*STATED EXERCISE*.
Print only the lines from the top of the data through the line with "color(37bp)=(in1); color(47bp)=(in2); color(57bp)=(in3);", both included, skipping every picture.
::::::
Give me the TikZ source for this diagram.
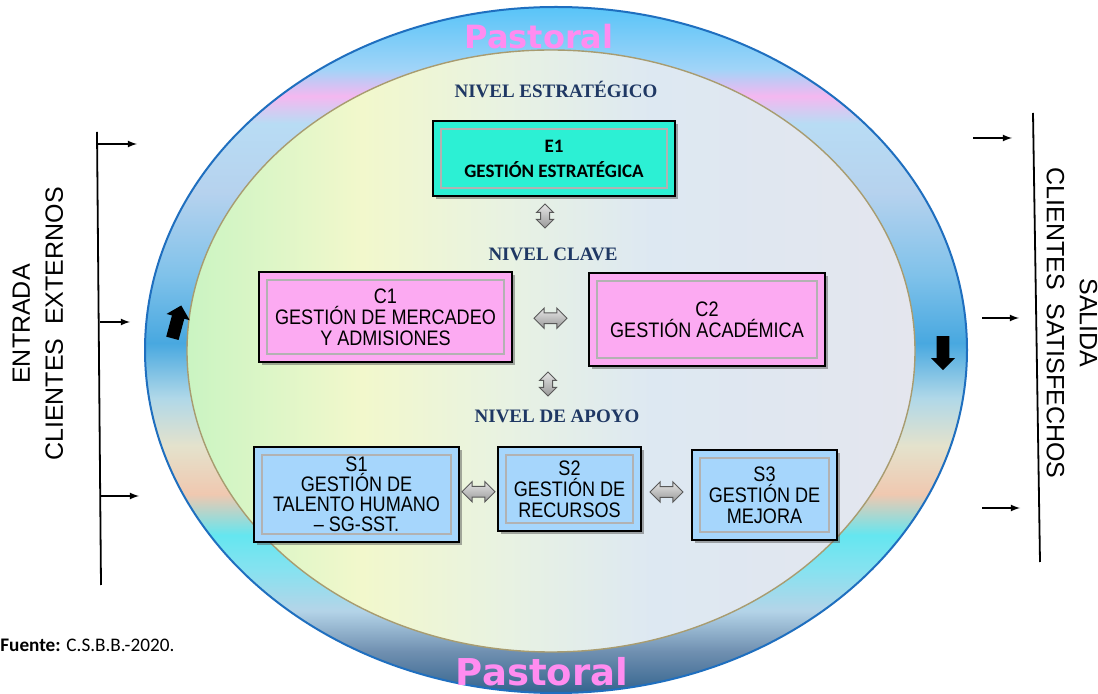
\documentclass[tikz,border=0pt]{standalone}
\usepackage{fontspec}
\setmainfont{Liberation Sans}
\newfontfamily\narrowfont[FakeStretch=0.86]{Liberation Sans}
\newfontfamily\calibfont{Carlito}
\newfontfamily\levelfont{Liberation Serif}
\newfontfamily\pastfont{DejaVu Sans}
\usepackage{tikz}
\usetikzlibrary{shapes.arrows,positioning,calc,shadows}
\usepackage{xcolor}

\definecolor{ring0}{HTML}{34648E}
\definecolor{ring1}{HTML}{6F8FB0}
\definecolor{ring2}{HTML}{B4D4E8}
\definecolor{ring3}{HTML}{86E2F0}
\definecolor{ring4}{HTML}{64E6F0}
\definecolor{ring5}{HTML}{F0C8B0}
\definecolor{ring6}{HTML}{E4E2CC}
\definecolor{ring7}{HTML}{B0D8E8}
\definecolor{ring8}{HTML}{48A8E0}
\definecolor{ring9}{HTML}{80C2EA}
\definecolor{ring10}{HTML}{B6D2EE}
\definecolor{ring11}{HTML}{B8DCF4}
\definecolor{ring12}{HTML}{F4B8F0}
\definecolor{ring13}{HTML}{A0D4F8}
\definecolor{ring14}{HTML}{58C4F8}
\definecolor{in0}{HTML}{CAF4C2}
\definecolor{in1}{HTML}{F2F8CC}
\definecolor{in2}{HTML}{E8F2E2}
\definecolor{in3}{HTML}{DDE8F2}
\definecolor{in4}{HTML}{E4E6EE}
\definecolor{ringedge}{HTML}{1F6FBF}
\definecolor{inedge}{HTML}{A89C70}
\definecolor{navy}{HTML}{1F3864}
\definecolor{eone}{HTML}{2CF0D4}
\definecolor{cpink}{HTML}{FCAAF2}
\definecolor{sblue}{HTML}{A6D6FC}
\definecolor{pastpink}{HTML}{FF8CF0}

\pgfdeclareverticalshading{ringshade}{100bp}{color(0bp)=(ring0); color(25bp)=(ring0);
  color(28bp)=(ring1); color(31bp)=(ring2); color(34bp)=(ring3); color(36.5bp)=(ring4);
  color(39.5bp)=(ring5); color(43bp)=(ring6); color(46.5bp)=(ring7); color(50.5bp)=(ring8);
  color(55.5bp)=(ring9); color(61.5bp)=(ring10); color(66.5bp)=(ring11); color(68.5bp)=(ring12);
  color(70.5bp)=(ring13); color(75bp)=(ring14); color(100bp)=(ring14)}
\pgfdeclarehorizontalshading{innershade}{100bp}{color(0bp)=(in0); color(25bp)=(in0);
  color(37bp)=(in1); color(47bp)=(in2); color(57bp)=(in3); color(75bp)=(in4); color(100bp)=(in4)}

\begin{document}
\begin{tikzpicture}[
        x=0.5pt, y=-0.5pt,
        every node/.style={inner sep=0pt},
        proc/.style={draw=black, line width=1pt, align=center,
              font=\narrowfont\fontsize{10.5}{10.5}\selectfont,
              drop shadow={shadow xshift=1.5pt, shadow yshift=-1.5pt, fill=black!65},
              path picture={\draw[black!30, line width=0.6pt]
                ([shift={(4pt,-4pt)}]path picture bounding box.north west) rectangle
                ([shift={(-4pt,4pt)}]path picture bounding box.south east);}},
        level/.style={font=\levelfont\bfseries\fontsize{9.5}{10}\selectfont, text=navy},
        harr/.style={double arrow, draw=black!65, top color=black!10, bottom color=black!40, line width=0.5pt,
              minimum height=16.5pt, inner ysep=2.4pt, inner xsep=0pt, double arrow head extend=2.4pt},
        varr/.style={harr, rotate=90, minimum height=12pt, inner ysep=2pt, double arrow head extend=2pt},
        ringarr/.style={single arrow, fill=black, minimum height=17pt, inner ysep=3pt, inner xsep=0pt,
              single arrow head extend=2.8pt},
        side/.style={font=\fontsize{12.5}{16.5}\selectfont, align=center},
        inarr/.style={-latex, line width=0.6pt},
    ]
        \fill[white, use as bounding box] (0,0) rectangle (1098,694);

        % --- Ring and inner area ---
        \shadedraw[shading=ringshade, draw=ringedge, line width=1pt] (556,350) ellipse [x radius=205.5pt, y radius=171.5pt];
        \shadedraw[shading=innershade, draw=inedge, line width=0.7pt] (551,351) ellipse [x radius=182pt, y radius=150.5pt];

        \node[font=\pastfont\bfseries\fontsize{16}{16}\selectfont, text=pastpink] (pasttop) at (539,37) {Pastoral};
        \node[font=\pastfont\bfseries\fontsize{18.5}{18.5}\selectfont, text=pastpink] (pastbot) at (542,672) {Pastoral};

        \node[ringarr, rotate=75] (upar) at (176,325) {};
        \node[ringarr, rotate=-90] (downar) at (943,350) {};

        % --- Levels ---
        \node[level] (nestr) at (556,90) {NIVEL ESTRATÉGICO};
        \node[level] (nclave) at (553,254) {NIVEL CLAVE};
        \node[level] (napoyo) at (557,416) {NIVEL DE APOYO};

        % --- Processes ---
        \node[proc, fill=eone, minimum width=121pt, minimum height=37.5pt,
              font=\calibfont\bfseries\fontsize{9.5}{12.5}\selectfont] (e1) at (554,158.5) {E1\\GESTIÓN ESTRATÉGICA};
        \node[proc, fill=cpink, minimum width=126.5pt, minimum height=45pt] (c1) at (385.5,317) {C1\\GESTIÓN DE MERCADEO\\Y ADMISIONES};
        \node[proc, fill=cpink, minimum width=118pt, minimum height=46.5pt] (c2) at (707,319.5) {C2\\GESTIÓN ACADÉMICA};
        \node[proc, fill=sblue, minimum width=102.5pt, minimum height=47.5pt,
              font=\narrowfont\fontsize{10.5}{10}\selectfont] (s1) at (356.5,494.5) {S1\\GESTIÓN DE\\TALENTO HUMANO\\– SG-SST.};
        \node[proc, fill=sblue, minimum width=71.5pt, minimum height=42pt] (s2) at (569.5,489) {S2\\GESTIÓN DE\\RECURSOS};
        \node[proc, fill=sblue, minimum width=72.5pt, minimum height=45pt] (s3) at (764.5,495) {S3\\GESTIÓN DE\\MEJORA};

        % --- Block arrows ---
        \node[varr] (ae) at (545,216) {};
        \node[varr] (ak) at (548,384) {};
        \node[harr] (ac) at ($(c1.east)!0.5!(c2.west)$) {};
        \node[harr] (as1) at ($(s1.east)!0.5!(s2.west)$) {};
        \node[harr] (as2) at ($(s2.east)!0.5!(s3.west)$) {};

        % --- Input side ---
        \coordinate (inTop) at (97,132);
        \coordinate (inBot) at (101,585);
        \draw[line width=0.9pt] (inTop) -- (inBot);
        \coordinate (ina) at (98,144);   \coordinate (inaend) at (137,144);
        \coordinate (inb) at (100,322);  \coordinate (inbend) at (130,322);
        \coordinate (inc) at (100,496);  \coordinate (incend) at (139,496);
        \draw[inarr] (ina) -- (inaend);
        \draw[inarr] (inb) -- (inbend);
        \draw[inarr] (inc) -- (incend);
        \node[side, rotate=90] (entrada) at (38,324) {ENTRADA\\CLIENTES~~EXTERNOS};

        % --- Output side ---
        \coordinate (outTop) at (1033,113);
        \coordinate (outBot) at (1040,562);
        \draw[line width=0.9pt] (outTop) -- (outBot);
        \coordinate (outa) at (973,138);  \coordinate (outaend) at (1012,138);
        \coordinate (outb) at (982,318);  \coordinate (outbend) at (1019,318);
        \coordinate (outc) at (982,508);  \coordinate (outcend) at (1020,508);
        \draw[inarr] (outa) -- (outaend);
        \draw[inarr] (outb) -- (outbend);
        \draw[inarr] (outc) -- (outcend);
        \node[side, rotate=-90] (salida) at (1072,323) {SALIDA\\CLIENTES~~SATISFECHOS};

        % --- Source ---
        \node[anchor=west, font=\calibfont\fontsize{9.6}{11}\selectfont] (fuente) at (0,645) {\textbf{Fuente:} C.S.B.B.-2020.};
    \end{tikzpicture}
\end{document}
::::::
*SOLUTION FOR THIS EXERCISE*.
Give me the TikZ source for this diagram.
\documentclass[tikz,border=0pt]{standalone}
\usepackage{fontspec}
\setmainfont{Liberation Sans}
\newfontfamily\narrowfont[FakeStretch=0.86]{Liberation Sans}
\newfontfamily\calibfont{Carlito}
\newfontfamily\levelfont{Liberation Serif}
\newfontfamily\pastfont{DejaVu Sans}
\usepackage{tikz}
\usetikzlibrary{shapes.arrows,positioning,calc,shadows}
\usepackage{xcolor}

\definecolor{ring0}{HTML}{34648E}
\definecolor{ring1}{HTML}{6F8FB0}
\definecolor{ring2}{HTML}{B4D4E8}
\definecolor{ring3}{HTML}{86E2F0}
\definecolor{ring4}{HTML}{64E6F0}
\definecolor{ring5}{HTML}{F0C8B0}
\definecolor{ring6}{HTML}{E4E2CC}
\definecolor{ring7}{HTML}{B0D8E8}
\definecolor{ring8}{HTML}{48A8E0}
\definecolor{ring9}{HTML}{80C2EA}
\definecolor{ring10}{HTML}{B6D2EE}
\definecolor{ring11}{HTML}{B8DCF4}
\definecolor{ring12}{HTML}{F4B8F0}
\definecolor{ring13}{HTML}{A0D4F8}
\definecolor{ring14}{HTML}{58C4F8}
\definecolor{in0}{HTML}{CAF4C2}
\definecolor{in1}{HTML}{F2F8CC}
\definecolor{in2}{HTML}{E8F2E2}
\definecolor{in3}{HTML}{DDE8F2}
\definecolor{in4}{HTML}{E4E6EE}
\definecolor{ringedge}{HTML}{1F6FBF}
\definecolor{inedge}{HTML}{A89C70}
\definecolor{navy}{HTML}{1F3864}
\definecolor{eone}{HTML}{2CF0D4}
\definecolor{cpink}{HTML}{FCAAF2}
\definecolor{sblue}{HTML}{A6D6FC}
\definecolor{pastpink}{HTML}{FF8CF0}

\pgfdeclareverticalshading{ringshade}{100bp}{color(0bp)=(ring0); color(25bp)=(ring0);
  color(28bp)=(ring1); color(31bp)=(ring2); color(34bp)=(ring3); color(36.5bp)=(ring4);
  color(39.5bp)=(ring5); color(43bp)=(ring6); color(46.5bp)=(ring7); color(50.5bp)=(ring8);
  color(55.5bp)=(ring9); color(61.5bp)=(ring10); color(66.5bp)=(ring11); color(68.5bp)=(ring12);
  color(70.5bp)=(ring13); color(75bp)=(ring14); color(100bp)=(ring14)}
\pgfdeclarehorizontalshading{innershade}{100bp}{color(0bp)=(in0); color(25bp)=(in0);
  color(37bp)=(in1); color(47bp)=(in2); color(57bp)=(in3); color(75bp)=(in4); color(100bp)=(in4)}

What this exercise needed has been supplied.